INspiration: Where do you find it?
You roll with the bale, balance between on and off, talk to the dog and ask your 5W’s a lot.
(This post was written June 24, 2013 . I found it, along w/ many others placed on accident in my trash folder. For me, it’s a signpost post so up it goes)
A season back, I stopped writing. I had no ideas. But I had no ideas, because I stopped sitting down in the studio and working on stupid ones.
From the super little pick-up of a book, Art and Fear:
“To require perfection is to invite paralysis. The pattern is predictable: as you see error in what you have done, you steer your work toward what you imagine you can do perfectly. You cling ever more tightly to what you already know you can do – away from risk and exploration, and possibly further from the work of your heart. You find reasons to procrastinate, since to not work is to not make mistakes…”
“What you need to know about the next piece is contained in the last piece. The place to learn about your materials is in the last use of your materials. The place to learn about your execution is in your execution Put simply, your work is your guide: a complete, comprehensive, limitless reference book on your work…”
“For most artists, making good art” (or, I add, a good piece of written work) “depends upon making lots of art and any device that carries the first brushstroke to the next blank canvas” (or the next plot point to the paper or paragraph to the page) “ has tangible, practical value….”
“Look at your work and it tells you how it is when you hold back or when you embrace. When you are lazy, your art is lazy; when you hold back, it holds back; when you hesitate, it stands there staring, hands in its pockets. But when you commit, it comes on like blazes.”
I am learning that this is true.
A marvelous writer friend needs a listen- but less than I need a re-listen- to my audio copy of Stephen Pressfield’s “The War of Art”. (Audio is tons better here than the static book, since the purpose of this audio is to move one to action) He takes on the role of the marine sergeant he once was and gives my inspiration a kick in the pants…reminds me what I need to do to get it, and I assess where I fell short.
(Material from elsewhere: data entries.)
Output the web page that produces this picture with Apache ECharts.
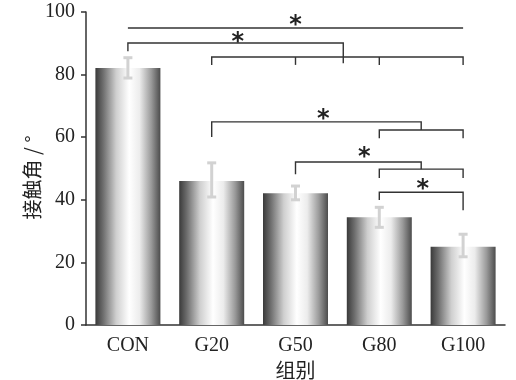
<!DOCTYPE html>
<html>
<head>
<meta charset="utf-8">
<script src="https://cdn.jsdelivr.net/npm/echarts@6/dist/echarts.min.js"></script>
<style>html,body{margin:0;padding:0;background:#fff;}#c{width:516px;height:380px;}</style>
</head>
<body>
<div id="c"></div>
<script>
const categories = ['CON', 'G20', 'G50', 'G80', 'G100'];
const means = [82.1, 46.0, 42.1, 34.4, 25.0];
const errLow = [78.9, 40.9, 40.0, 31.2, 21.8];
const errHigh = [85.4, 51.8, 44.4, 37.6, 29.0];
const yTicks = [0, 20, 40, 60, 80, 100];
// significance brackets: polylines in [category position, value]
const bracketLines = [
  [[0, 94.9], [4, 94.9]],
  [[0, 87.5], [0, 90.1], [2.57, 90.1], [2.57, 83.6]],
  [[1, 83.1], [1, 85.6], [4, 85.6], [4, 83.1]],
  [[2, 83.1], [2, 85.6]],
  [[3, 83.1], [3, 85.6]],
  [[1, 60.1], [1, 64.9], [3.5, 64.9], [3.5, 62.3]],
  [[3, 59.7], [3, 62.3], [4, 62.3], [4, 59.7]],
  [[2, 48.2], [2, 52.1], [3.5, 52.1], [3.5, 49.8]],
  [[3, 47.0], [3, 49.8], [4, 49.8], [4, 47.0]],
  [[3, 39.9], [3, 42.4], [4, 42.4], [4, 36.7]]
];
const stars = [[2, 97.4], [1.31, 92.0], [2.33, 67.4], [2.82, 55.3], [3.52, 45.0]];

const chart = echarts.init(document.getElementById('c'), null, {renderer: 'canvas'});
const serif = '"Liberation Serif", "DejaVu Serif", serif';
const barGrad = {
  type: 'linear', x: 0, y: 0, x2: 1, y2: 0,
  colorStops: [
    {offset: 0, color: '#3a3a3a'},
    {offset: 0.12, color: '#6e6e6e'},
    {offset: 0.32, color: '#cfcfcf'},
    {offset: 0.52, color: '#ffffff'},
    {offset: 0.68, color: '#ececec'},
    {offset: 0.86, color: '#9a9a9a'},
    {offset: 1, color: '#4c4c4c'}
  ]
};
chart.setOption({
  animation: false,
  backgroundColor: '#fff',
  grid: {left: 86, right: 11, top: 12, bottom: 55, outerBoundsMode: 'none', containLabel: false},
  xAxis: [{
    type: 'category',
    data: categories,
    name: '组别',
    nameLocation: 'middle',
    nameGap: 34,
    nameTextStyle: {fontFamily: '"Noto Sans CJK SC"', fontSize: 20, color: '#222'},
    axisLine: {lineStyle: {color: '#333', width: 1.5}},
    axisTick: {alignWithLabel: true, length: 6, lineStyle: {color: '#333', width: 1.5}},
    axisLabel: {fontFamily: serif, fontSize: 20, color: '#222', margin: 11}
  }, {
    type: 'value', min: -0.5, max: 4.5, show: false
  }],
  yAxis: {
    type: 'value', min: 0, max: 100, interval: 20,
    name: '接触角 / °',
    nameLocation: 'middle',
    nameGap: 44,
    nameMoveOverlap: false,
    nameRotate: 90,
    nameTextStyle: {fontFamily: '"Noto Sans CJK SC"', fontSize: 20, color: '#222', padding: [0, 18, 0, 0]},
    splitLine: {show: false},
    axisLine: {show: true, onZero: false, lineStyle: {color: '#333', width: 1.5}},
    axisTick: {show: true, length: 5, lineStyle: {color: '#333', width: 1.5}},
    axisLabel: {fontFamily: serif, fontSize: 20, color: '#222', margin: 11,
      formatter: v => yTicks.includes(v) ? String(v) : ''}
  },
  series: [{
    type: 'bar',
    data: means,
    barWidth: 65,
    itemStyle: {color: barGrad},
    z: 2
  }, {
    type: 'custom',
    data: categories.map((c, i) => [i, errLow[i], errHigh[i]]),
    z: 3,
    renderItem: function (params, api) {
      const lo = api.coord([api.value(0), api.value(1)]);
      const hi = api.coord([api.value(0), api.value(2)]);
      const hw = 4.5;
      const st = {stroke: '#d2d2d2', lineWidth: 3};
      return {type: 'group', children: [
        {type: 'line', shape: {x1: lo[0], y1: lo[1], x2: hi[0], y2: hi[1]}, style: st},
        {type: 'line', shape: {x1: lo[0] - hw, y1: lo[1], x2: lo[0] + hw, y2: lo[1]}, style: st},
        {type: 'line', shape: {x1: hi[0] - hw, y1: hi[1], x2: hi[0] + hw, y2: hi[1]}, style: st}
      ]};
    }
  }, {
    type: 'custom',
    xAxisIndex: 1,
    data: bracketLines.map((b, i) => [i]),
    z: 4,
    renderItem: function (params, api) {
      const pts = bracketLines[params.dataIndex].map(p => api.coord(p));
      return {type: 'polyline', shape: {points: pts}, style: {stroke: '#333', lineWidth: 1.4, fill: null}};
    }
  }, {
    type: 'custom',
    xAxisIndex: 1,
    data: stars,
    z: 5,
    renderItem: function (params, api) {
      const p = api.coord([api.value(0), api.value(1)]);
      return {type: 'text', x: p[0], y: p[1] + 6, style: {
        text: '*', fill: '#222', font: 'bold 24px "DejaVu Sans"', align: 'center', verticalAlign: 'middle'
      }};
    }
  }]
});
</script>
</body>
</html>
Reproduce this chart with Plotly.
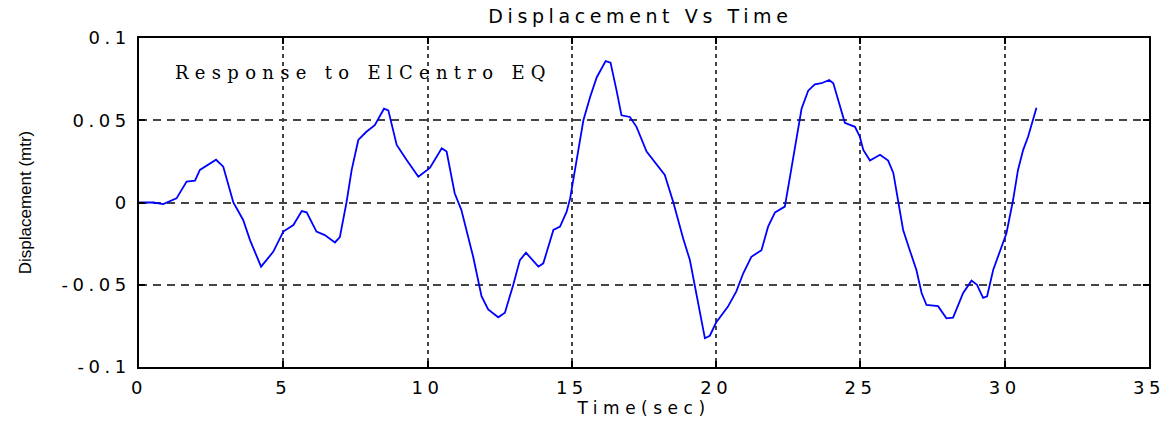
import plotly.graph_objects as go

# Displacement response history (time in seconds, displacement in metres)
time_s = [0, 0.5, 0.84, 1.3, 1.65, 1.94, 2.11, 2.67, 2.92, 3.27, 3.61, 3.85, 4.23, 4.65,
          5.0, 5.35, 5.64, 5.81, 6.15, 6.44, 6.79, 6.96, 7.19, 7.37, 7.6, 7.88, 8.17,
          8.49, 8.64, 8.93, 9.27, 9.68, 10.08, 10.49, 10.66, 10.94, 11.17, 11.58, 11.87,
          12.1, 12.45, 12.68, 12.97, 13.2, 13.41, 13.6, 13.84, 14.01, 14.36, 14.59, 14.82,
          14.94, 15.11, 15.4, 15.63, 15.86, 16.17, 16.34, 16.55, 16.72, 17.01, 17.24,
          17.59, 17.94, 18.22, 18.51, 18.86, 19.09, 19.32, 19.61, 19.78, 20.0, 20.41,
          20.7, 20.94, 21.22, 21.57, 21.8, 22.04, 22.38, 22.56, 22.79, 22.96, 23.19,
          23.42, 23.65, 23.92, 24.06, 24.29, 24.46, 24.81, 24.98, 25.1, 25.33, 25.68,
          25.96, 26.14, 26.31, 26.48, 26.71, 26.94, 27.12, 27.29, 27.69, 27.98, 28.21,
          28.56, 28.85, 29.04, 29.25, 29.39, 29.6, 29.89, 30.06, 30.29, 30.46, 30.64,
          30.81, 31.1]
displacement = [0, 0, -0.001, 0.0025, 0.0127, 0.0133, 0.0198, 0.026, 0.0218, 0.0, -0.0106,
                -0.023, -0.039, -0.030, -0.0177, -0.0137, -0.0052, -0.006, -0.0177,
                -0.0198, -0.0243, -0.021, 0.0, 0.0198, 0.038, 0.043, 0.047, 0.057, 0.056,
                0.035, 0.026, 0.0157, 0.021, 0.033, 0.031, 0.0056, -0.0045, -0.033, -0.057,
                -0.065, -0.0698, -0.067, -0.050, -0.035, -0.0305, -0.034, -0.039, -0.037,
                -0.0167, -0.0147, -0.0056, 0.0025, 0.0198, 0.050, 0.064, 0.076, 0.086,
                0.085, 0.068, 0.053, 0.052, 0.046, 0.031, 0.023, 0.0167, 0.0005, -0.022,
                -0.035, -0.057, -0.0825, -0.081, -0.073, -0.0633, -0.054, -0.043, -0.033,
                -0.029, -0.0147, -0.006, -0.0025, 0.0157, 0.040, 0.057, 0.068, 0.0718,
                0.0725, 0.0745, 0.0725, 0.058, 0.0485, 0.046, 0.040, 0.032, 0.0255, 0.029,
                0.0255, 0.018, 0.0015, -0.0167, -0.029, -0.041, -0.055, -0.0623, -0.063,
                -0.0704, -0.070, -0.055, -0.0475, -0.050, -0.058, -0.057, -0.041, -0.0268,
                -0.0187, 0.0015, 0.0198, 0.032, 0.040, 0.0576]

x_tick_vals = [0, 5, 10, 15, 20, 25, 30, 35]
x_tick_labels = ["0", "5", "10", "15", "20", "25", "30", "35"]
y_tick_vals = [0.1, 0.05, 0, -0.05, -0.1]
y_tick_labels = ["0.1", "0.05", "0", "-0.05", "-0.1"]

TITLE = "Displacement Vs Time"
X_TITLE = "Time(sec)"
Y_TITLE = "Displacement (mtr)"
NOTE = "Response to ElCentro EQ"


def spaced(text, px):
    return f'<span style="letter-spacing:{px}px">{text}</span>'


SANS = "DejaVu Sans"
tick_font = dict(family=SANS, size=18, color="black")

fig = go.Figure()
fig.add_trace(go.Scatter(
    x=time_s, y=displacement, mode="lines",
    line=dict(color="#0000ff", width=1.8),
    showlegend=False, hoverinfo="skip",
))

fig.add_annotation(
    x=1.18, y=0.0793, xref="x", yref="y", xanchor="left", yanchor="middle",
    text=spaced(NOTE, 6.3), showarrow=False,
    font=dict(family="DejaVu Serif", size=18, color="black"),
)

axis_common = dict(
    showline=True, linecolor="black", linewidth=1.5, mirror="ticks",
    ticks="inside", ticklen=6, tickwidth=1.5, tickcolor="black",
    showgrid=True, gridcolor="#444444", gridwidth=1.5, zeroline=False,
    tickfont=tick_font, automargin=False,
)

fig.update_layout(
    width=1175, height=423,
    margin=dict(l=139, r=26, t=38, b=56),
    paper_bgcolor="white", plot_bgcolor="white",
    title=dict(
        text=spaced(TITLE, 4.6), x=0.545, xref="container", xanchor="center",
        y=1 - 16 / 423, yref="container", yanchor="middle",
        font=dict(family=SANS, size=19, color="black"),
    ),
    xaxis=dict(
        range=[0, 35], tickmode="array", tickvals=x_tick_vals,
        ticktext=[spaced(t, 4.5) for t in x_tick_labels],
        griddash="4px,4px", ticklabelstandoff=4,
        title=dict(text=spaced(X_TITLE, 5.5), standoff=4,
                   font=dict(family=SANS, size=17, color="black")),
        **axis_common,
    ),
    yaxis=dict(
        range=[-0.1, 0.1], tickmode="array", tickvals=y_tick_vals,
        ticktext=[spaced(t, 4.5) for t in y_tick_labels],
        griddash="8px,6px", ticklabelstandoff=3,
        title=dict(text=Y_TITLE, standoff=26,
                   font=dict(family="Liberation Sans", size=17, color="black")),
        **axis_common,
    ),
)

fig.write_html("out.html")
From Pressfield: “There’s a secret that real writers know that wanna be writers don’t and the secret is this: It’s not the writing part that’s hard. What’s hard is sitting down to write. What keeps us from sitting down is Resistance…
Never forget: This very moment, we can change our lives. There never was a moment, and never will be, when we are without the power to alter our destiny. This second we can turn the tables on Resistance.
This second, we can sit down and do our work….”
“…This is the other secret that real artists know and wannabe writers don’t. When we sit down each day and do our work, power concentrates around us. The Muse takes note of our dedication. She approves. We have earned favor in her sight. When we sit down and work, we become like a magnetized rod that attracts iron filings. Ideas come. Insights accrete.”
Speaking of The Muse: I watched the Albert Brooks movie by that name
.
Exasperating! I wanted to see Julia Cameron’s Artist’s Way ala film. That’s not Brooks.
I wanted to do a rewrite of his quasi-creative sidetracks. I wanted to see the fruits of real success. Brooks’s humor grates on me. Wanted less shallow, more growth.
Yet my irritation was intriguing at the same time. What would life look like, if there really were such a guest? What would change? How would it happen? My Muse is percolating bits of a screwball boy’s young MG novel. What would my 9 year old gizmo boy do with a Muse? This is something I want to spend time with.